Article ID: 2019-008
Using brightness temperature data from passive microwave satellite imagery, this study examines tropical cyclones (TCs) with concentric eyewall (CE) in the western North Pacific between 1997 and 2011. The identified CEs are divided into two types according to the characteristics of the eyewall replacement cycle (ERC) in the microwave imagery: a CE with a typical ERC (T-ERC) and a CE without an ERC (N-ERC). Furthermore, N-ERCs can be classified into four categories. It is indicated that 88 % T-ERCs reach peak intensity near (0.2 h after on average) CE formation, whereas 90 % N-ERCs reach peak intensity prior to (22.0 h on average) CE formation
In general, N-ERCs tend to occur when there are strong interactions between the environment and the CE, while T-ERCs occur in a relatively quiet environment. The three-dimensional conceptual models of the environmental configurations for both CE types are proposed. Specifically, N-ERCs are accompanied by stronger southwesterly and southeasterly inflows, active low-level trough, and stronger subtropical high (SH) and South Asia high (SAH), compared with T-ERCs. For N-ERCs, the stronger inflows may bring in large amount of moisture, and the active low-level trough may result in large vertical wind shear (VWS).

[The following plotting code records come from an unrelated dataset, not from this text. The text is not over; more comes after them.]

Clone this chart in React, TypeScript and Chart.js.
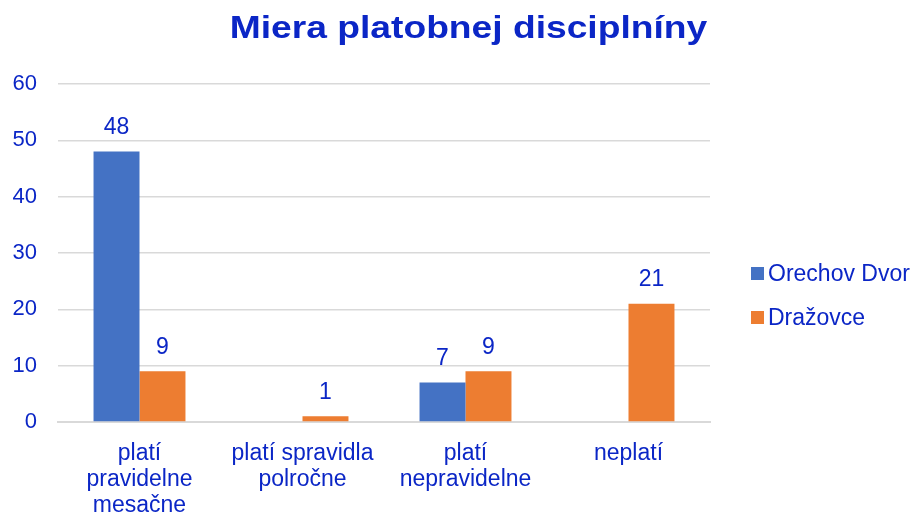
import React, { useEffect, useRef } from "react";
import { Chart, registerables } from "chart.js";
Chart.register(...registerables);

const titleText = "Miera platobnej disciplníny";
const categories: string[][] = [
  ["platí", "pravidelne", "mesačne"],
  ["platí spravidla", "polročne"],
  ["platí", "nepravidelne"],
  ["neplatí"],
];
const seriesNames = ["Orechov Dvor", "Dražovce"];
const orechovDvor: (number | null)[] = [48, null, 7, null];
const drazovce: (number | null)[] = [9, 1, 9, 21];
const yTicks = [0, 10, 20, 30, 40, 50, 60];

const TEXT = "#0b26c6";
const COLORS = ["#4472C4", "#ED7D31"];
const FONT = "'Liberation Sans', Arial, sans-serif";

const valueLabels = {
  id: "valueLabels",
  afterDatasetsDraw(chart: any) {
    const ctx = chart.ctx;
    ctx.save();
    ctx.fillStyle = TEXT;
    ctx.font = `23px ${FONT}`;
    ctx.textAlign = "center";
    ctx.textBaseline = "middle";
    chart.data.datasets.forEach((ds: any, i: number) => {
      const meta = chart.getDatasetMeta(i);
      meta.data.forEach((el: any, j: number) => {
        const v = ds.data[j];
        if (v === null || v === undefined) return;
        ctx.fillText(String(v), el.x, el.y - 24);
      });
    });
    ctx.restore();
  },
};

const titleAndLegend = {
  id: "titleAndLegend",
  afterDraw(chart: any) {
    const ctx = chart.ctx;
    const area = chart.chartArea;
    ctx.save();
    // title
    ctx.fillStyle = TEXT;
    ctx.font = `bold 31px ${FONT}`;
    ctx.textAlign = "center";
    ctx.textBaseline = "alphabetic";
    ctx.translate(chart.width / 2 + 10, 38);
    ctx.scale(1.2, 1);
    ctx.fillText(titleText, 0, 0);
    ctx.restore();

    // legend
    ctx.save();
    ctx.font = `23px ${FONT}`;
    ctx.textAlign = "left";
    ctx.textBaseline = "middle";
    const x = area.right + 41;
    chart.data.datasets.forEach((ds: any, i: number) => {
      const cy = area.top + 189.5 + i * 44;
      ctx.fillStyle = ds.backgroundColor;
      ctx.fillRect(x, cy - 6.5, 13, 13);
      ctx.fillStyle = TEXT;
      ctx.fillText(ds.label, x + 17, cy + 1);
    });
    ctx.restore();
  },
};

export default function App() {
  const ref = useRef<HTMLCanvasElement | null>(null);
  useEffect(() => {
    if (!ref.current) return;
    const chart = new Chart(ref.current, {
      type: "bar",
      data: {
        labels: categories,
        datasets: [
          { label: seriesNames[0], data: orechovDvor, backgroundColor: COLORS[0] },
          { label: seriesNames[1], data: drazovce, backgroundColor: COLORS[1] },
        ],
      },
      options: {
        animation: false,
        responsive: false,
        maintainAspectRatio: false,
        layout: { padding: { left: 0, right: 207, top: 84, bottom: 0 } },
        datasets: { bar: { barPercentage: 1, categoryPercentage: 0.564 } },
        plugins: {
          title: { display: false },
          legend: { display: false },
          tooltip: { enabled: false },
        },
        scales: {
          x: {
            afterFit: (scale: any) => {
              scale.height = 94;
            },
            grid: { display: false, drawTicks: false },
            border: { color: "#d9d9d9", width: 2 },
            ticks: {
              color: TEXT,
              font: { family: FONT, size: 23, lineHeight: 1.15 },
              maxRotation: 0,
              autoSkip: false,
              padding: 18,
            },
          },
          y: {
            min: 0,
            max: 60,
            afterBuildTicks: (scale: any) => {
              scale.ticks = yTicks.map((v) => ({ value: v }));
            },
            afterFit: (scale: any) => {
              scale.width = 58;
            },
            grid: { color: "#d9d9d9", lineWidth: 1.5, drawTicks: false },
            border: { display: false },
            ticks: {
              color: TEXT,
              font: { family: FONT, size: 22 },
              padding: 21,
            },
          },
        },
      },
      plugins: [valueLabels, titleAndLegend],
    });
    return () => chart.destroy();
  }, []);
  return (
    <div style={{ position: "absolute", left: 0, top: 0, width: 917, height: 516, background: "#fff" }}>
      <canvas ref={ref} width={917} height={516} />
    </div>
  );
}
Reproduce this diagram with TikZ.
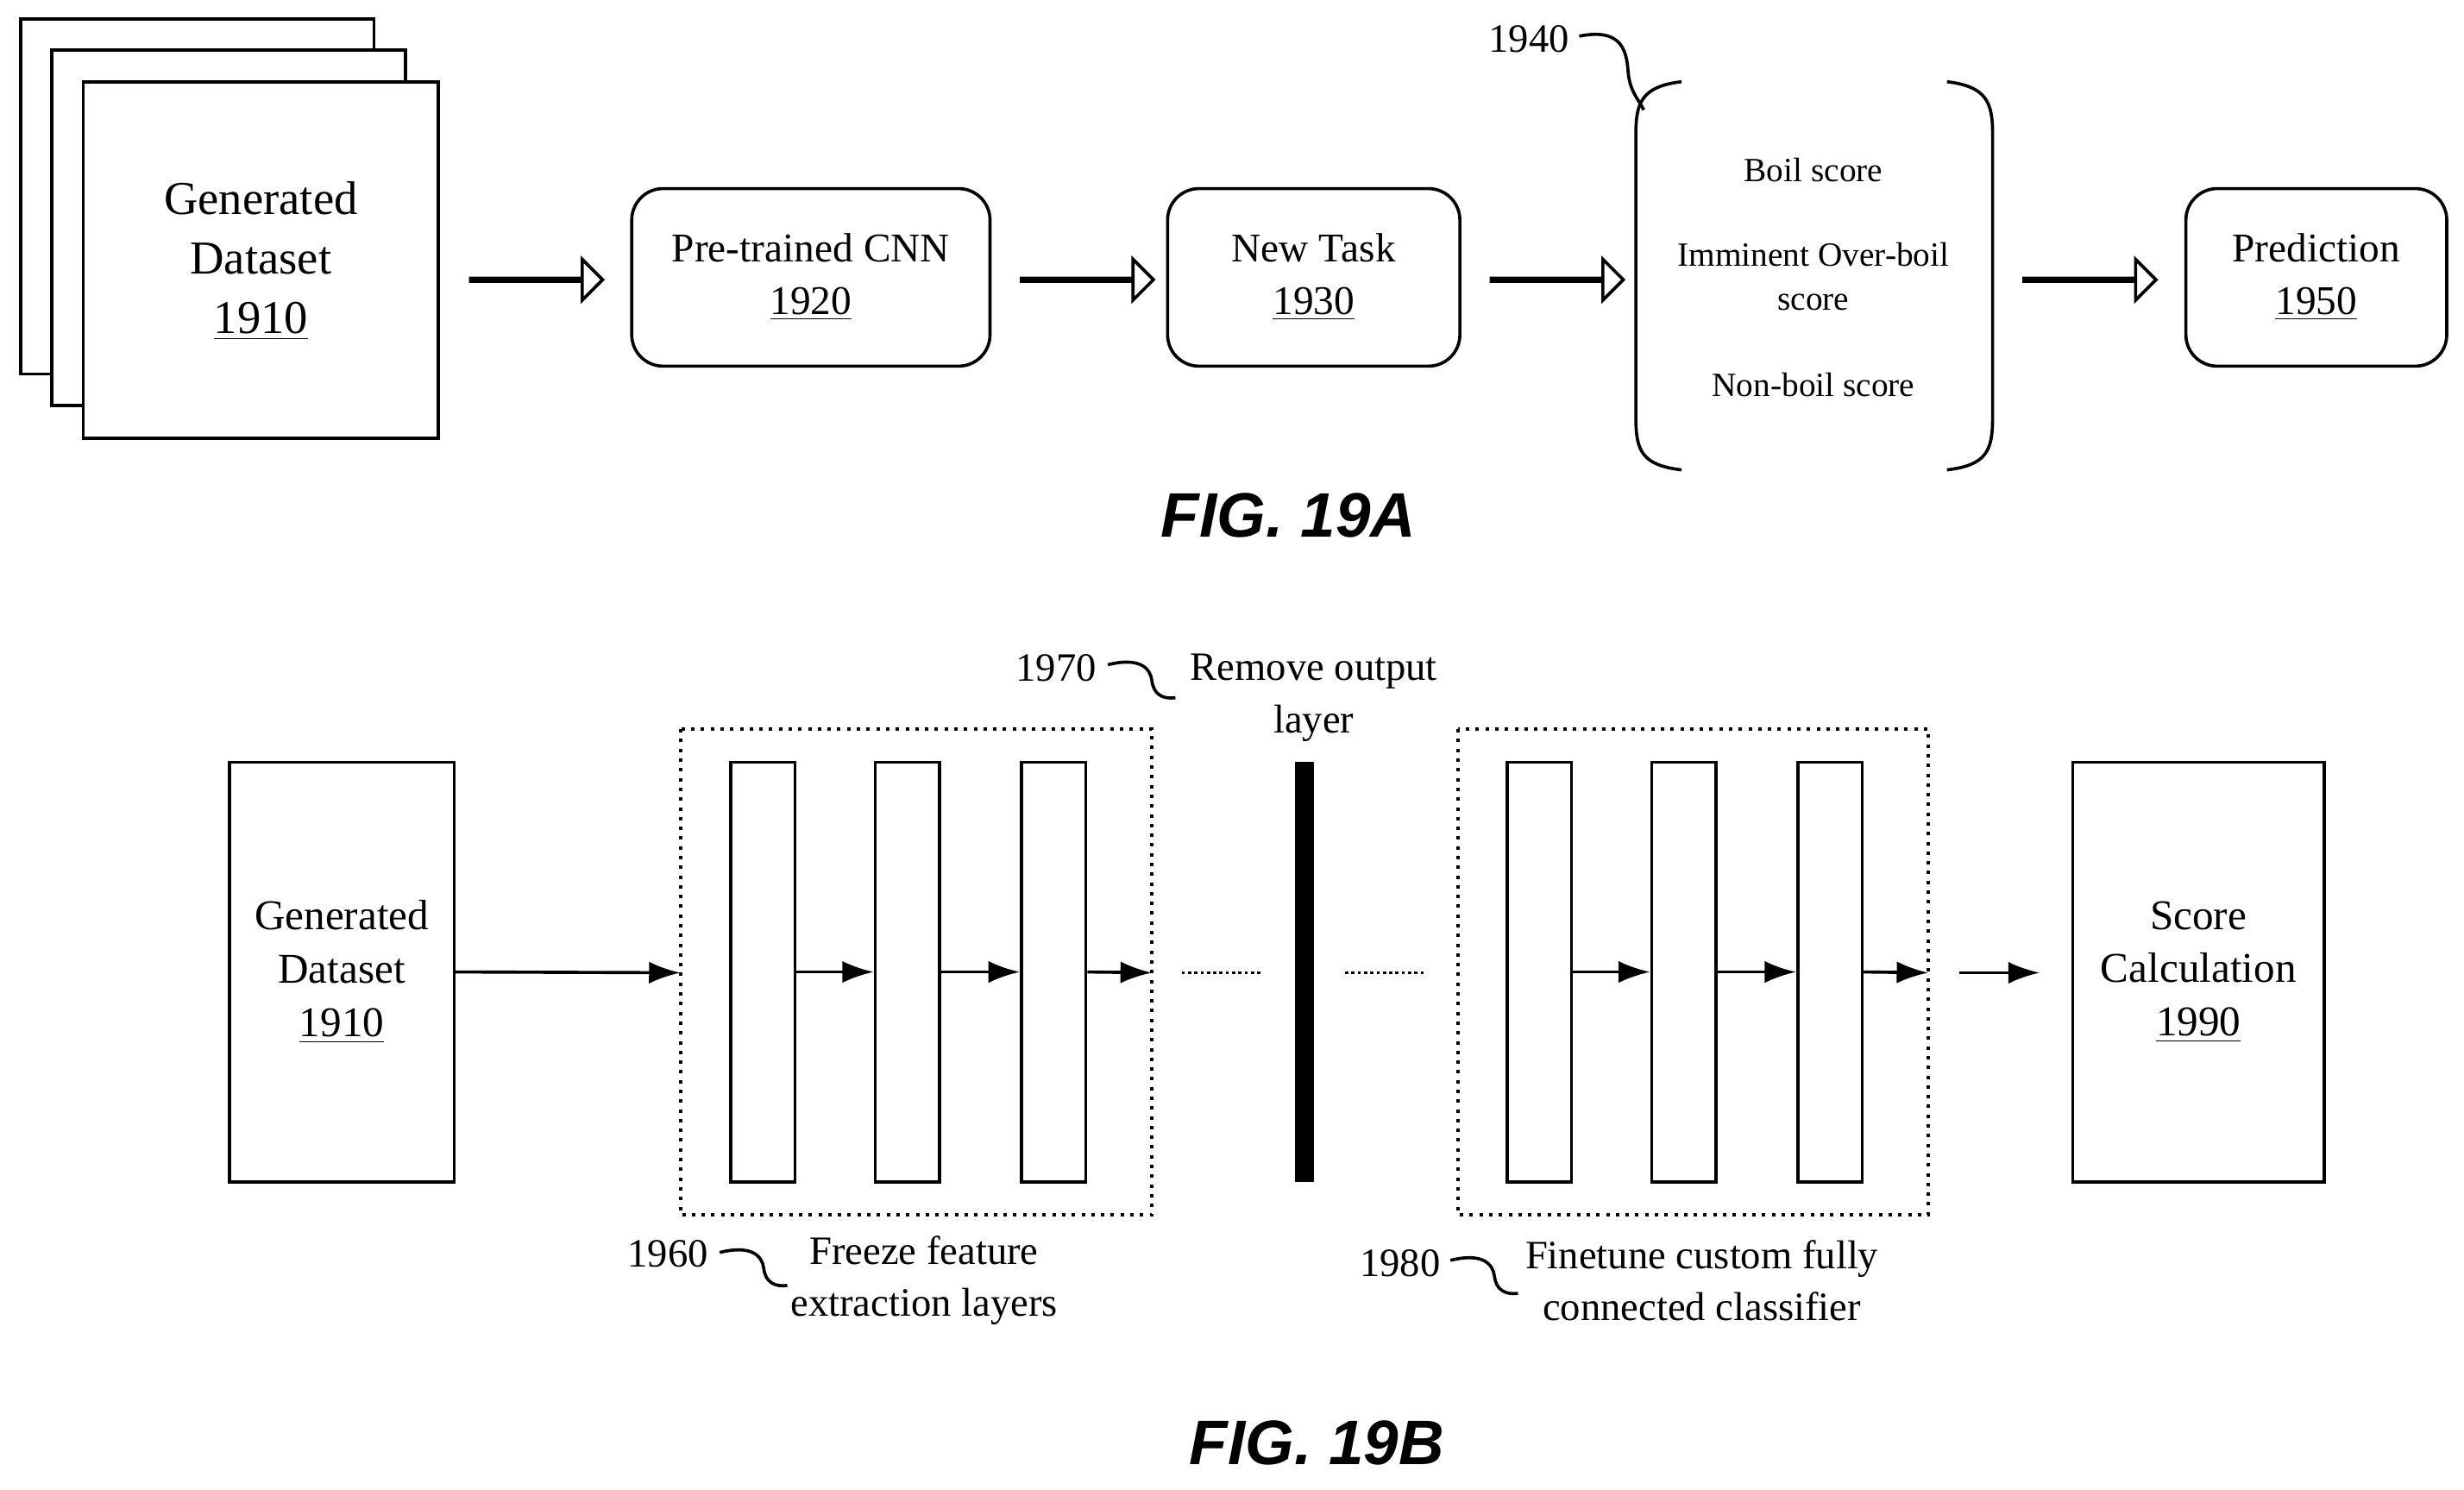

The stronger SH and SAH may contribute to changes in intensity and direction of the VWS for N-ERCs, and hence trigger the development of local convection in the outer eyewall. The asymmetries in the convection of the outer eyewall may weaken the ability to cut off the radial inflow to the inner eyewall. Consequently, N-ERCs fail to finish the ERC and weaken rapidly in intensity, even though the moisture remains sufficient after CE formation.